With thanks to blogs like Hanoi Ink’s old books and dirty fingers, a bit about this poet, scholar, philosopher, literary critic, translator, and essayist, a goat herder who would neither sell nor kill his goats, and a beatnik wanderer. Bùi Giáng was born in Quảng Nam in 1926 and spent his youth in the Central provinces, attending university in Huế to study literature and later serving in the military. In the early 1950s he began to publish criticism on The Tale of Kiều, and relocated to Sài Gòn in 1959. In 1962, he published the volume Rain in the Mountains (Mưa Nguồn), and brought out three more volumes of poetry in the following year. In 1965 his writings were lost when a fire consumed his house, yet he continued to publish essays and translations, focusing particularly on the work of Martin Heidegger and French existentialist authors, including Albert Camus and André Gide.

Beginning in the late 1960s, Bùi Giáng experienced what he characterized to a friend (Thích Nguyên Tạng, who recorded their conversation of 1993) as “brilliant madness” (điên rực rỡ) For several years he wandered in the southern provinces, returning to Sài Gòn in 1971, two years later completing a translation of Antoine de St.-Exupery’s Le Petit Prince, the well-loved story, despite its style as a children’s book, of a young prince who addresses themes of loneliness, friendship, love, loss. and human nature. Poet Linh Dinh notes “After 1975 he slept in a squalid shack next to a turgid pond.” As the author Hai-Dang Phan suggests, Bùi Giáng’s “vagrant life, unconventional poems, and copious translations” might qualify him as “the closest thing Vietnam has ever produced to a beatnik poet.” Bùi Giáng died in HCM in 1998.

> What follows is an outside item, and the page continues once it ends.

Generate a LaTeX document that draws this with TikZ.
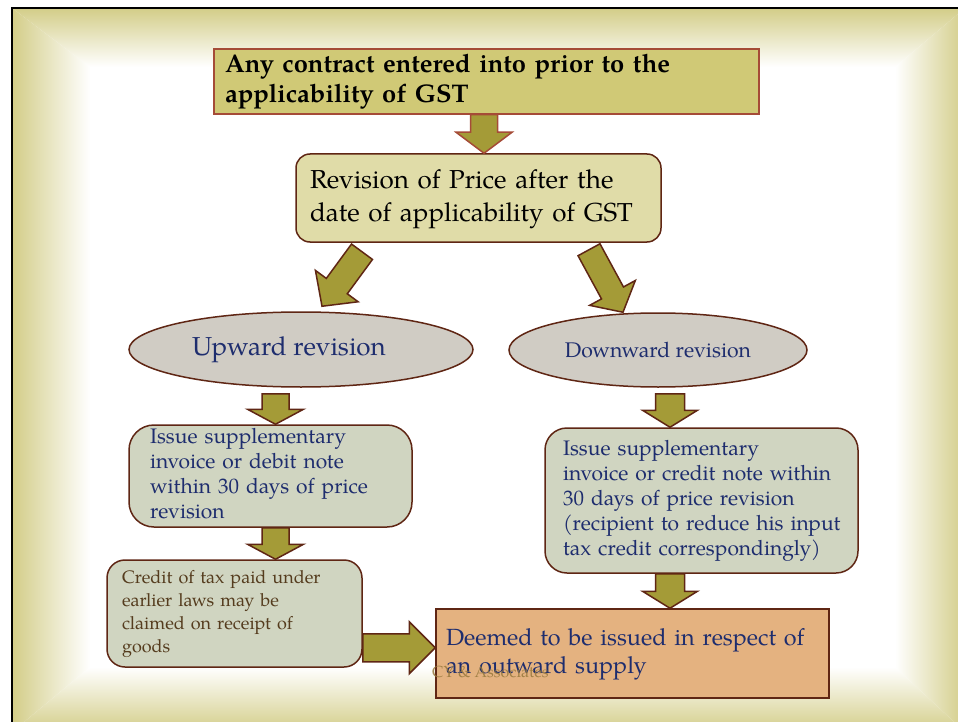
\documentclass[tikz,border=0pt]{standalone}
\usepackage{fontspec}
\setmainfont{TeX Gyre Pagella}
\usetikzlibrary{calc,shapes.geometric}

\definecolor{frameol}{RGB}{211,205,136}
\definecolor{topfill}{RGB}{208,201,118}
\definecolor{redbrown}{RGB}{165,75,55}
\definecolor{darkbrown}{RGB}{95,38,20}
\definecolor{arrowol}{RGB}{164,155,55}
\definecolor{khaki}{RGB}{224,220,168}
\definecolor{ellgray}{RGB}{208,204,196}
\definecolor{sage}{RGB}{208,213,193}
\definecolor{peach}{RGB}{228,178,128}
\definecolor{navy}{RGB}{30,45,110}
\definecolor{credbrown}{RGB}{85,60,30}
\definecolor{wmark}{RGB}{150,120,60}

\tikzset{
  box/.style={draw=darkbrown, line width=1.5pt, inner sep=0pt, align=left},
  oval/.style={ellipse, draw=darkbrown, line width=1.5pt, fill=ellgray, inner sep=0pt, text=navy},
  barrow/.style={fill=arrowol, draw=darkbrown, line width=1.5pt, line join=miter},
}

% lines that never wrap
\newcommand{\lines}[1]{\begin{tabular}{@{}l@{}}#1\end{tabular}}

% #2 start, #3 tip, #4 shaft half width, #5 head half width, #6 head length
\newcommand{\blockarrow}[6][]{%
  \coordinate (bah) at ($(#3)!#6!(#2)$);
  \draw[barrow,#1] ($(#2)!#4!90:(#3)$) -- ($(bah)!#4!90:(#3)$) -- ($(bah)!#5!90:(#3)$)
    -- (#3) -- ($(bah)!#5!-90:(#3)$) -- ($(bah)!#4!-90:(#3)$) -- ($(#2)!#4!-90:(#3)$) -- cycle;
}

\begin{document}
\begin{tikzpicture}[x=1pt,y=-1pt]
\clip (0,0) rectangle (958,722);
\useasboundingbox (0,0) rectangle (958,722);
\fill[white] (0,0) rectangle (958,722);

% shaded frame
\shade[top color=frameol, bottom color=white] (12,8) -- (965,8) -- (895,67) -- (90,67) -- cycle;
\shade[left color=frameol, right color=white] (12,8) -- (90,67) -- (90,667) -- (12,732) -- cycle;
\shade[left color=white, right color=frameol] (965,8) -- (965,732) -- (895,667) -- (895,67) -- cycle;
\shade[top color=white, bottom color=frameol] (12,732) -- (965,732) -- (895,667) -- (90,667) -- cycle;
\draw[line width=2pt, black] (12,8) rectangle (965,732);

% nodes
\node[box, draw=redbrown, fill=topfill, minimum width=545pt, minimum height=65pt, text width=523pt,
      font=\fontsize{25.5pt}{30pt}\selectfont\bfseries] (box1) at (486.5,81.5)
      {\lines{Any contract entered into prior to the\\applicability of GST}};

\node[box, rounded corners=14pt, fill=khaki, minimum width=365pt, minimum height=88pt, text width=337pt,
      font=\fontsize{26pt}{33pt}\selectfont] (box2) at (478.5,198)
      {\lines{Revision of Price after the\\date of applicability of GST}};

\node[oval, minimum width=344pt, minimum height=75pt, font=\fontsize{26pt}{30pt}\selectfont] (up) at (301,349.5)
      {Upward revision\hspace*{24pt}};

\node[oval, minimum width=298pt, minimum height=74pt, font=\fontsize{21.2pt}{25pt}\selectfont] (down) at (658,350)
      {Downward revision};

\node[box, rounded corners=25pt, fill=sage, minimum width=283pt, minimum height=102pt, text width=241pt,
      text=navy, font=\fontsize{21pt}{25pt}\selectfont] (iss1) at (270.5,476)
      {\lines{Issue supplementary\\invoice or debit note\\within 30 days of price\\revision}};

\node[box, rounded corners=22pt, fill=sage, minimum width=313pt, minimum height=145pt, text width=277pt,
      text=navy, font=\fontsize{21pt}{25pt}\selectfont] (iss2) at (701.5,500.5)
      {\lines{Issue supplementary\\invoice or credit note within\\30 days of price revision\\(recipient to reduce his input\\tax credit correspondingly)}};

\node[box, rounded corners=18pt, fill=sage, minimum width=255pt, minimum height=107pt, text width=225pt,
      text=credbrown, font=\fontsize{18pt}{22.7pt}\selectfont] (credit) at (234.5,613.5)
      {\lines{Credit of tax paid under\\earlier laws may be\\claimed on receipt of\\goods}};

\node[box, fill=peach, minimum width=393pt, minimum height=89pt, text width=373pt,
      text=navy, font=\fontsize{23.4pt}{28pt}\selectfont] (deemed) at (632.5,653.5)
      {\lines{Deemed to be issued in respect of\\an outward supply}};

\node[anchor=base west, inner sep=0pt, text=wmark, opacity=0.85, font=\fontsize{16pt}{18pt}\selectfont] (wm) at (432,677)
      {CY \& Associates};

% block arrows
\coordinate (a1s) at ($(box1.south)+(-2.5,0)$);
\coordinate (a1e) at (a1s |- box2.north);
\blockarrow[draw=redbrown]{a1s}{a1e}{13.5pt}{28pt}{21pt}

\coordinate (a2s) at ($(box2.south)+(-116.5,9)$);
\coordinate (a2e) at ($(up.north)+(21,-5)$);
\blockarrow{a2s}{a2e}{13pt}{26.5pt}{25pt}

\coordinate (a3s) at ($(box2.south)+(110.5,7)$);
\coordinate (a3e) at ($(down.north)+(-35,0)$);
\blockarrow{a3s}{a3e}{12.5pt}{26pt}{22pt}

\coordinate (a4s) at ($(up.south)+(-25.5,6)$);
\coordinate (a4e) at (a4s |- iss1.north);
\blockarrow{a4s}{a4e}{13.5pt}{28pt}{15pt}

\coordinate (a5s) at ($(iss1.south)+(5,0)$);
\coordinate (a5e) at (a5s |- credit.north);
\blockarrow{a5s}{a5e}{13.5pt}{28pt}{15pt}

\coordinate (a6s) at ($(down.south)+(12,6)$);
\coordinate (a6e) at (a6s |- iss2.north);
\blockarrow{a6s}{a6e}{14.5pt}{27.5pt}{17pt}

\coordinate (a7s) at ($(iss2.south)+(-31.5,0)$);
\coordinate (a7e) at (a7s |- deemed.north);
\blockarrow{a7s}{a7e}{14.5pt}{27.5pt}{17pt}

\coordinate (a8s) at ($(credit.south east)+(0,-20)$);
\coordinate (a8e) at (a8s -| deemed.west);
\blockarrow{a8s}{a8e}{14pt}{26pt}{26pt}
\end{tikzpicture}
\end{document}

Scratching about, I even found the great Vietnamese monk and teacher Thích Nhất Hạnh reference Bùi Giáng, this excerpt from his book Enjoying The Ultimate: “This means there is nothing higher than the path that leads to the silence of nirvāna. Silence does not mean there is no sound, but that there are no ideas of being and non-being, brith and death. The poet Bùi Giáng wrote in a poem: ‘We step across words that have fallen twice’. ‘We step across’ here means we step across the threshold of dualism. Thanks to looking deeply, ideas like being, nonbeing, birth and death fall away and reality appears.” When we do a walking meditation in the steps and spirit of Thích Nhất Hạnh at our Noble Silence Meditation Retreats, we touch that very reality.

Despite Bùi G.’s long sojourn in the city, his poems are primarily, even insistently, works about nature, Mưa Nguồn “evoking nature’s pristine beauty in an idiom that is not just romantic, but mythic.” We’ll leave you with this version of Cỏ Hoa Hồn Du Mục (Nomadic Soul of Flowers and Grass) and with the 2023 retreats and Ceremonies posted, hope you’ll visit soon. Perhaps you’ll catch a lil’ vision for your own happiness as well as catch sight of Bùi Giáng.

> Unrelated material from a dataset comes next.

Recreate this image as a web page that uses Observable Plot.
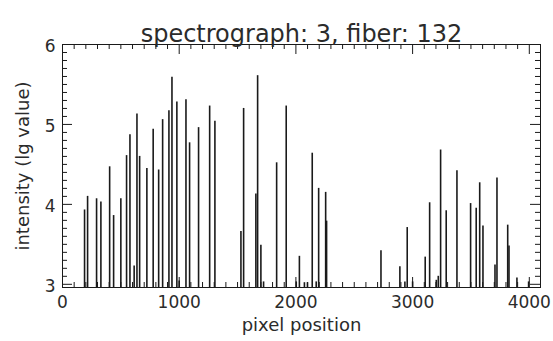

Nghe trời đổ lộn nguyên khê
Tiếng vàng rụng rớt gieo về động xanh
Gót chân khơi rộng bóng cành
Nhịp vang đầu núi vọng thành lũy siêu
Thời gian chắc bước bên chiều
Khóc sông bến lạ mưa chiều sớm xuân
Cỏ hoa từ bỏ ruộng đồng
Hồn du mục cũ xa gần hử em

Hear the sky and gushing fenster blend
Golden sounds fall into a verdant void
Heel-dug hollow in the shadow of branches
Reverberating to the peaks, echoing to the ramparts
Time treads firmly in the gloom of ending day
Tears flow at an unfamiliar pier; late rain in early spring
Flowers and grass forsake their meadows
The ancient nomadic spirit is everywhere my love.